### What you will do
Don't include pictures. Quote the lines below from the first through the line that contains "const yRange = [-0.0966, 0.4446];".

### Data segment
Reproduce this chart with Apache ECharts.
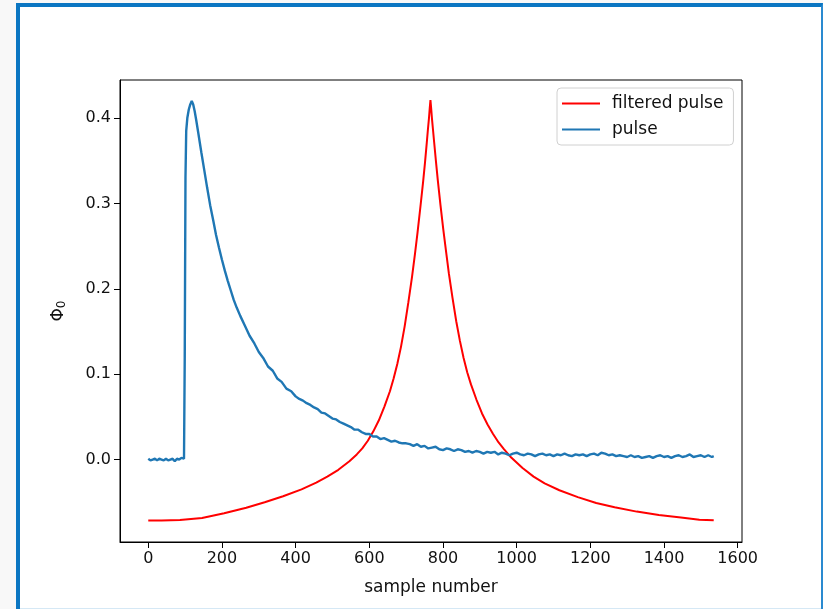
<!DOCTYPE html>
<html>
<head>
<meta charset="utf-8">
<script src="https://cdn.jsdelivr.net/npm/echarts@6/dist/echarts.min.js"></script>
<style>
  html, body { margin: 0; padding: 0; background: #f8f8f8; }
  #frame {
    position: absolute; left: 16px; top: 3px; width: 807px; height: 606px;
    background: #ffffff;
    border-left: 4px solid #0b76c2;
    border-top: 4px solid #0b76c2;
    border-right: 2px solid #2a8ad0;
    box-sizing: border-box;
  }
  #frame::after {
    content: ""; position: absolute; left: 0; right: 0; bottom: 0; height: 1px; background: #d5e8f5;
  }
  #chart { position: absolute; left: 0; top: 0; width: 823px; height: 609px; }
</style>
</head>
<body>
<div id="frame"></div>
<div id="chart"></div>
<script>
// x axis ticks and plotted range (sample index)
const xTicks = [0, 200, 400, 600, 800, 1000, 1200, 1400, 1600];
const xRange = [-76.75, 1611.75];
// y axis ticks and plotted range (flux quanta)
const yTicks = [0.0, 0.1, 0.2, 0.3, 0.4];
const yRange = [-0.0966, 0.4446];

// filtered pulse: sample index / amplitude
const filteredX = [0, 36, 86, 146, 206, 266, 316, 366, 416, 456, 486, 516, 546, 566, 581, 596, 611, 626, 641, 656, 666, 676, 686, 696, 706, 716, 724, 731, 739, 746, 751, 756, 759, 762, 764, 766,
  768, 770, 773, 776, 781, 786, 793, 801, 808, 816, 826, 836, 846, 856, 866, 876, 891, 906, 921, 936, 951, 966, 986, 1016, 1046, 1076, 1116, 1166, 1216, 1266, 1326, 1386, 1446, 1496, 1535];
const filteredY = [-0.0715, -0.0714, -0.0708, -0.0685, -0.0630, -0.0565, -0.0500, -0.0430, -0.0350, -0.0270, -0.0200, -0.0120, -0.0020, 0.0060, 0.0130, 0.0220, 0.0330, 0.0460, 0.0620, 0.0800, 0.0950, 0.1120, 0.1320, 0.1560, 0.1840, 0.2140, 0.2410, 0.2660, 0.2970, 0.3250, 0.3470, 0.3710, 0.3860, 0.4000, 0.4110, 0.4210,
  0.4110, 0.4000, 0.3860, 0.3720, 0.3490, 0.3270, 0.2990, 0.2690, 0.2450, 0.2180, 0.1890, 0.1620, 0.1390, 0.1190, 0.1020, 0.0880, 0.0700, 0.0540, 0.0410, 0.0300, 0.0200, 0.0120, 0.0020, -0.0100, -0.0200, -0.0280, -0.0360, -0.0440, -0.0510, -0.0560, -0.0610, -0.0650, -0.0680, -0.0705, -0.0712];

// raw pulse: sample index / amplitude
const pulseX = [0, 6, 12, 18, 24, 30, 36, 42, 48, 54, 60, 66, 72, 78, 84, 90, 94, 97, 99, 101, 103, 106, 110, 114, 118, 122, 126, 130, 136, 144, 152, 160, 168, 176, 184, 192, 200, 208, 216, 224, 232, 240, 250, 262, 275, 288, 300, 312, 325, 338, 350, 362, 375, 388,
  400, 410, 420, 430, 440, 450, 460, 470, 480, 490, 500, 510, 520, 530, 540, 550, 560, 570, 580, 590, 600, 610, 620, 630, 640, 650, 660, 670, 680, 690, 700, 710, 720, 730, 740, 750, 760, 770, 780, 790, 800, 810, 820, 830, 840, 850, 860, 870, 880, 890, 900, 910, 920, 930, 940, 950, 960, 970, 980, 990,
  1000, 1010, 1020, 1030, 1040, 1050, 1060, 1070, 1080, 1090, 1100, 1110, 1120, 1130, 1140, 1150, 1160, 1170, 1180, 1190, 1200, 1210, 1220, 1230, 1240, 1250, 1260, 1270, 1280, 1290, 1300, 1310, 1320, 1330, 1340, 1350, 1360, 1370, 1380, 1390, 1400, 1410, 1420, 1430, 1440, 1450, 1460, 1470, 1480, 1490, 1500, 1510, 1520, 1530, 1535];
const pulseY = [0.001, -0.001, 0.000, 0.001, -0.001, 0.001, 0.000, -0.001, 0.001, -0.001, 0.000, 0.001, -0.002, 0.001, 0.000, 0.002, 0.003, 0.001, 0.120, 0.330, 0.385, 0.400, 0.410, 0.416, 0.420, 0.416, 0.408, 0.398, 0.382, 0.360, 0.339, 0.318, 0.298, 0.281, 0.263, 0.248, 0.234, 0.221, 0.209, 0.198, 0.187, 0.178, 0.168, 0.157, 0.145, 0.136, 0.126, 0.119, 0.109, 0.104, 0.095, 0.091, 0.083, 0.080,
  0.074, 0.071, 0.069, 0.066, 0.064, 0.061, 0.059, 0.055, 0.054, 0.051, 0.048, 0.047, 0.044, 0.042, 0.040, 0.038, 0.035, 0.035, 0.032, 0.030, 0.030, 0.027, 0.027, 0.024, 0.025, 0.023, 0.021, 0.022, 0.020, 0.019,
  0.019, 0.018, 0.016, 0.018, 0.015, 0.016, 0.013, 0.014, 0.015, 0.012, 0.011, 0.013, 0.012, 0.010, 0.012, 0.011, 0.009, 0.010, 0.008, 0.010, 0.009, 0.007, 0.009, 0.008, 0.009, 0.006, 0.008, 0.007, 0.005, 0.007,
  0.008, 0.006, 0.005, 0.007, 0.006, 0.004, 0.006, 0.007, 0.005, 0.006, 0.004, 0.006, 0.005, 0.007, 0.005, 0.004, 0.006, 0.005, 0.006, 0.004, 0.006, 0.007, 0.005, 0.008, 0.007, 0.005, 0.006, 0.004, 0.005, 0.004, 0.003, 0.005, 0.003, 0.004, 0.002, 0.003, 0.004, 0.002, 0.004, 0.005, 0.003, 0.004, 0.002, 0.004, 0.005, 0.003, 0.004, 0.006, 0.003, 0.004, 0.005, 0.003, 0.005, 0.003, 0.004];

const zip = (xs, ys) => xs.map((x, i) => [x, ys[i]]);

const font = 'DejaVu Sans';
const ink = '#111';
const chart = echarts.init(document.getElementById('chart'), null, { renderer: 'canvas' });
chart.setOption({
  animation: false,
  backgroundColor: 'transparent',
  textStyle: { fontFamily: font },
  grid: {
    left: 120, top: 80, right: 81, bottom: 67,
    show: true, borderColor: '#000', borderWidth: 1, backgroundColor: 'transparent'
  },
  legend: {
    data: ['filtered pulse', 'pulse'],
    orient: 'vertical',
    left: 557, top: 88,
    itemWidth: 38, itemHeight: 2, itemGap: 9,
    padding: [7, 10, 7, 5],
    borderColor: '#d0d0d0', borderWidth: 1, borderRadius: 4,
    backgroundColor: 'rgba(255,255,255,0.8)',
    icon: 'rect',
    textStyle: { fontFamily: font, fontSize: 17, color: ink, padding: [0, 0, 0, 7] }
  },
  xAxis: {
    type: 'value', min: xRange[0], max: xRange[1],
    name: 'sample number', nameLocation: 'middle', nameGap: 37,
    nameTextStyle: { fontFamily: font, fontSize: 17, color: ink },
    axisLine: { show: true, onZero: false, lineStyle: { color: '#000', width: 1 } },
    axisTick: { show: true, inside: false, length: 6, customValues: xTicks, lineStyle: { color: '#000' } },
    axisLabel: { customValues: xTicks, fontFamily: font, fontSize: 16, color: ink, margin: 9,
      formatter: v => String(Math.round(v)) },
    splitLine: { show: false }
  },
  yAxis: {
    type: 'value', min: yRange[0], max: yRange[1],
    name: '{phi|Φ}{sub|0}', nameLocation: 'middle', nameGap: 52, nameRotate: 90,
    nameTextStyle: {
      fontFamily: font, color: ink,
      rich: {
        phi: { fontFamily: font, fontSize: 17, color: ink },
        sub: { fontFamily: font, fontSize: 12, color: ink, padding: [6, 0, 0, 0] }
      }
    },
    axisLine: { show: true, onZero: false, lineStyle: { color: '#000', width: 1 } },
    axisTick: { show: true, inside: false, length: 6, customValues: yTicks, lineStyle: { color: '#000' } },
    axisLabel: { customValues: yTicks, fontFamily: font, fontSize: 16, color: ink, margin: 9,
      formatter: v => v.toFixed(1) },
    splitLine: { show: false }
  },
  series: [
    {
      name: 'filtered pulse', type: 'line', data: zip(filteredX, filteredY),
      showSymbol: false, symbol: 'none', smooth: false,
      lineStyle: { color: '#ff0000', width: 2 }, itemStyle: { color: '#ff0000' }, z: 2
    },
    {
      name: 'pulse', type: 'line', data: zip(pulseX, pulseY),
      showSymbol: false, symbol: 'none', smooth: false,
      lineStyle: { color: '#1f77b4', width: 2.4 }, itemStyle: { color: '#1f77b4' }, z: 3
    }
  ]
});
</script>
</body>
</html>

### Result of this task
Reproduce this chart with Apache ECharts.
<!DOCTYPE html>
<html>
<head>
<meta charset="utf-8">
<script src="https://cdn.jsdelivr.net/npm/echarts@6/dist/echarts.min.js"></script>
<style>
  html, body { margin: 0; padding: 0; background: #f8f8f8; }
  #frame {
    position: absolute; left: 16px; top: 3px; width: 807px; height: 606px;
    background: #ffffff;
    border-left: 4px solid #0b76c2;
    border-top: 4px solid #0b76c2;
    border-right: 2px solid #2a8ad0;
    box-sizing: border-box;
  }
  #frame::after {
    content: ""; position: absolute; left: 0; right: 0; bottom: 0; height: 1px; background: #d5e8f5;
  }
  #chart { position: absolute; left: 0; top: 0; width: 823px; height: 609px; }
</style>
</head>
<body>
<div id="frame"></div>
<div id="chart"></div>
<script>
// x axis ticks and plotted range (sample index)
const xTicks = [0, 200, 400, 600, 800, 1000, 1200, 1400, 1600];
const xRange = [-76.75, 1611.75];
// y axis ticks and plotted range (flux quanta)
const yTicks = [0.0, 0.1, 0.2, 0.3, 0.4];
const yRange = [-0.0966, 0.4446];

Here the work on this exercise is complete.